No doubt others will be blogging today’s NY Times story, “For Today’s Graduate, Just One Word: Statistics .”

I probably shouldn’t be saying this on the eve of the ASA, but there are times when statistical, sociological thinking is, well, not wrong, but not quite appropriate. Several months ago, on This American Life, a man told of something that happened early in a romantic relationship. I don’t remember anything about him, except that he was some sort of scientist, or at least he looked at the world in a scientific way.

He and his girlfriend, were talking about “how great it was that we were in love and that we’d found each other, it felt so ‘fated.’ And she asked, ‘Do you really think we were the only one for each other?’” He did some quick mental calculations and figured that out of the six billion people on the planet, the number of girls that he could have matched up so well with would have to be a fairly small number – a teeny tiny fraction of a percent.

“And I said, ‘I don’t know if you’re the only one for me, but I think that you have to be at least one in a hundred thousand.”*

It was their first big fight.

Or as Tim Minchin sings,
Your love is one in a million
You couldn’t buy it at any price
But of the 9 point 9 hundred thousand other loves,
Statistically some of them would be equally nice.

It's just mathematically unlikely
that at a university in Perth
I happened to stumble on
the one girl on earth
specifically designed for me

It’s from his song “If I Didn’t Have You,” which Kieran posted a couple of months ago. In case you missed it then, here it is.

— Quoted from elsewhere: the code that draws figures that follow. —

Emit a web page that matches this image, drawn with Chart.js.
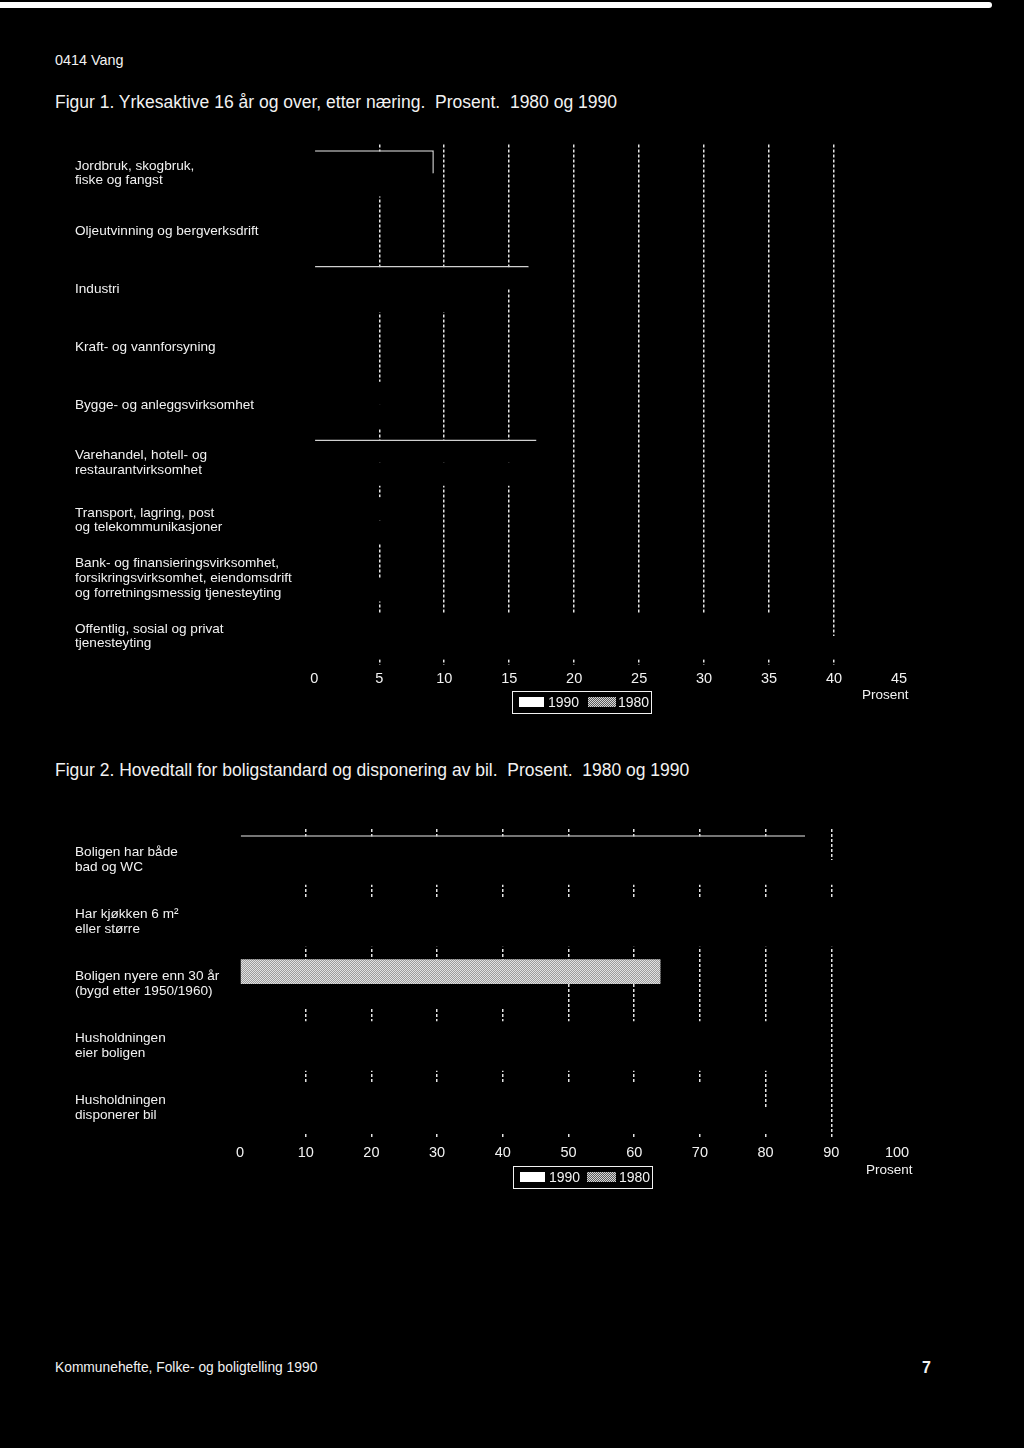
<!DOCTYPE html>
<html>
<head>
<meta charset="utf-8">
<script src="https://cdn.jsdelivr.net/npm/chart.js@4.4.0/dist/chart.umd.min.js"></script>
<style>
  body { margin: 0; background: #000; width: 1024px; height: 1448px; position: relative; overflow: hidden;
         font-family: "Liberation Sans", Arial, sans-serif; color: #f2f2f2; }
  .t { position: absolute; white-space: nowrap; line-height: 1.2; }
  canvas { position: absolute; left: 0; }
  .leg { position: absolute; border: 1.5px solid #f2f2f2; box-sizing: border-box; }
  .leg span { position: absolute; }
  .sw { height: 10px; }
  .dot { background: repeating-conic-gradient(#d8d8d8 0 25%, #5a5a5a 0 50%) 0 0 / 2px 2px; }
</style>
</head>
<body>
<div style="position:absolute;left:0;top:2px;width:992px;height:6px;background:#fff;border-radius:0 4px 4px 0"></div>

<div class="t" style="left:55px;top:52px;font-size:14.4px">0414 Vang</div>
<div class="t" style="left:55px;top:92px;font-size:17.5px">Figur 1. Yrkesaktive 16 år og over, etter næring.&nbsp; Prosent.&nbsp; 1980 og 1990</div>
<canvas id="fig1" width="1024" height="570" style="top:130px"></canvas>
<div class="leg" style="left:512px;top:691px;width:140px;height:23px">
  <span class="sw" style="left:6px;top:5px;width:25px;background:#fff"></span>
  <span style="left:35px;top:2px;font-size:14px">1990</span>
  <span class="sw dot" style="left:75px;top:5px;width:28px"></span>
  <span style="left:105px;top:2px;font-size:14px">1980</span>
</div>
<div class="t" style="left:862px;top:687px;font-size:13.5px">Prosent</div>

<div class="t" style="left:55px;top:760px;font-size:17.5px">Figur 2. Hovedtall for boligstandard og disponering av bil.&nbsp; Prosent.&nbsp; 1980 og 1990</div>
<canvas id="fig2" width="1024" height="360" style="top:810px"></canvas>
<div class="leg" style="left:513px;top:1166px;width:140px;height:23px">
  <span class="sw" style="left:6px;top:5px;width:25px;background:#fff"></span>
  <span style="left:35px;top:2px;font-size:14px">1990</span>
  <span class="sw dot" style="left:73px;top:5px;width:29px"></span>
  <span style="left:105px;top:2px;font-size:14px">1980</span>
</div>
<div class="t" style="left:866px;top:1162px;font-size:13.5px">Prosent</div>

<div class="t" style="left:55px;top:1360px;font-size:13.8px">Kommunehefte, Folke- og boligtelling 1990</div>
<div class="t" style="left:922px;top:1358px;font-size:16px;font-weight:bold">7</div>

<script>
// Figur 1: yrkesaktive etter naering
var naeringer = [
    ["Jordbruk, skogbruk,", "fiske og fangst"],
    "Oljeutvinning og bergverksdrift",
    "Industri",
    "Kraft- og vannforsyning",
    "Bygge- og anleggsvirksomhet",
    ["Varehandel, hotell- og", "restaurantvirksomhet"],
    ["Transport, lagring, post", "og telekommunikasjoner"],
    ["Bank- og finansieringsvirksomhet,", "forsikringsvirksomhet, eiendomsdrift", "og forretningsmessig tjenesteyting"],
    ["Offentlig, sosial og privat", "tjenesteyting"]
];
var naering1980 = [9.2, 0.2, 16.5, 1.0, 7.5, 17.1, 8.1, 4.4, 36.5];
var naering1990 = [7.1, 0.0, 12.5, 0.8, 7.3, 16.5, 6.3, 6.5, 42.0];
var ticks1 = [0, 5, 10, 15, 20, 25, 30, 35, 40, 45];

// Figur 2: boligstandard og bil
var boligKat = [
    ["Boligen har både", "bad og WC"],
    ["Har kjøkken 6 m²", "eller større"],
    ["Boligen nyere enn 30 år", "(bygd etter 1950/1960)"],
    ["Husholdningen", "eier boligen"],
    ["Husholdningen", "disponerer bil"]
];
var bolig1980 = [86, 93, 64, 84, 75];
var bolig1990 = [95, 96, 46, 86, 84];
var ticks2 = [0, 10, 20, 30, 40, 50, 60, 70, 80, 90, 100];

var fontFam = '"Liberation Sans", Arial, sans-serif';
var white = '#f2f2f2';

// grey dither used for the one bar that survived the scan
var pc = document.createElement('canvas');
pc.width = 2; pc.height = 2;
var px = pc.getContext('2d');
px.fillStyle = '#9c9c9c'; px.fillRect(0, 0, 2, 2);
px.fillStyle = '#e2e2e2'; px.fillRect(0, 0, 1, 1); px.fillRect(1, 1, 1, 1);
var greyPattern = px.createPattern(pc, 'repeat');

// faint outlines left on a few bars in the scan
function edges(map) {
    return function (c) { return map[c.dataIndex] || 0; };
}

function makeChart(id, labels, d80, d90, tickVals, pad, yWidth, xHeight, barFill, barEdges) {
    var max = tickVals[tickVals.length - 1];
    return new Chart(document.getElementById(id).getContext('2d'), {
        type: 'bar',
        data: {
            labels: labels,
            datasets: [
                { label: '1980', data: d80, backgroundColor: barFill, borderColor: '#d0d0d0',
                  borderWidth: edges(barEdges), borderSkipped: false },
                { label: '1990', data: d90, backgroundColor: '#000', borderWidth: 0 }
            ]
        },
        options: {
            indexAxis: 'y',
            responsive: false,
            animation: false,
            categoryPercentage: 0.8,
            barPercentage: 1.0,
            layout: { padding: pad },
            plugins: { legend: { display: false }, tooltip: { enabled: false } },
            scales: {
                x: {
                    min: 0, max: max,
                    afterBuildTicks: function (s) { s.ticks = tickVals.map(function (v) { return { value: v }; }); },
                    afterFit: function (s) { s.height = xHeight; },
                    ticks: { color: white, font: { family: fontFam, size: 14.5 }, padding: 5, maxRotation: 0, autoSkip: false },
                    grid: {
                        drawTicks: false,
                        lineWidth: 1.5,
                        color: function (c) {
                            var v = c.tick ? c.tick.value : 0;
                            return (v === 0 || v === max) ? 'rgba(0,0,0,0)' : '#e4e4e4';
                        }
                    },
                    border: { display: false, dash: [3, 2] }
                },
                y: {
                    afterFit: function (s) { s.width = yWidth; },
                    ticks: { color: white, crossAlign: 'far', padding: 0, font: { family: fontFam, size: 13.6, lineHeight: 1.07 } },
                    grid: { display: false },
                    border: { display: false }
                }
            }
        }
    });
}

makeChart('fig1', naeringer, naering1980, naering1990, ticks1,
    { left: 75, right: 125, top: 13, bottom: 0 }, 239.3, 35, '#000',
    { 0: { top: 1.5, right: 1.5 }, 2: { top: 1.5 }, 5: { top: 1.5 } });

makeChart('fig2', boligKat, bolig1980, bolig1990, ticks2,
    { left: 75, right: 127, top: 19, bottom: 0 }, 165, 31,
    function (c) { return c.dataIndex === 2 ? greyPattern : '#000'; },
    { 0: { top: 1.5 } });
</script>
</body>
</html>
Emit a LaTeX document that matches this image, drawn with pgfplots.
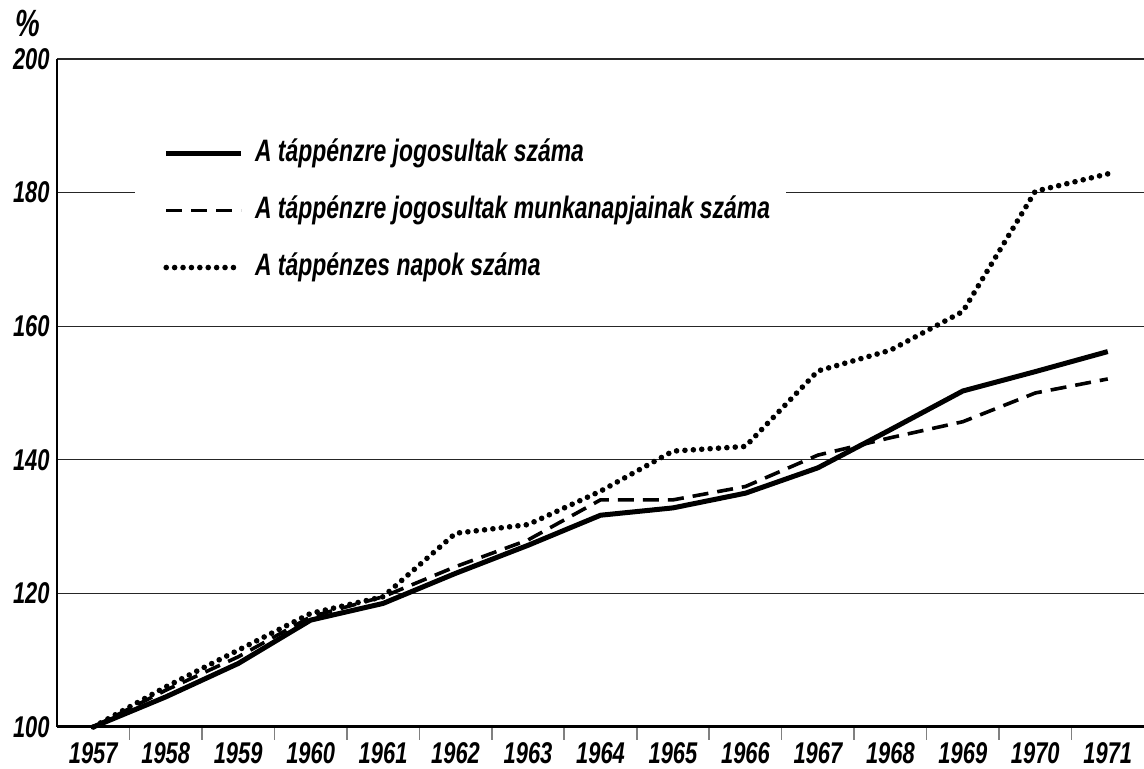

* For the record, 100,000 out of six billion is 17 one-thousandths of a percent.
Even adjusted for sex and age, it will be a small fraction of a percent.


mike3550 said...

I remember that episode and thinking, "That's really cute. And totally wrong." I felt a little bit of sympathy for both participants in the argument.

Elizabeth said...

I'm so on his side. The romance isn't in finding the one person -- it's in what you make of the one you find. IMHO.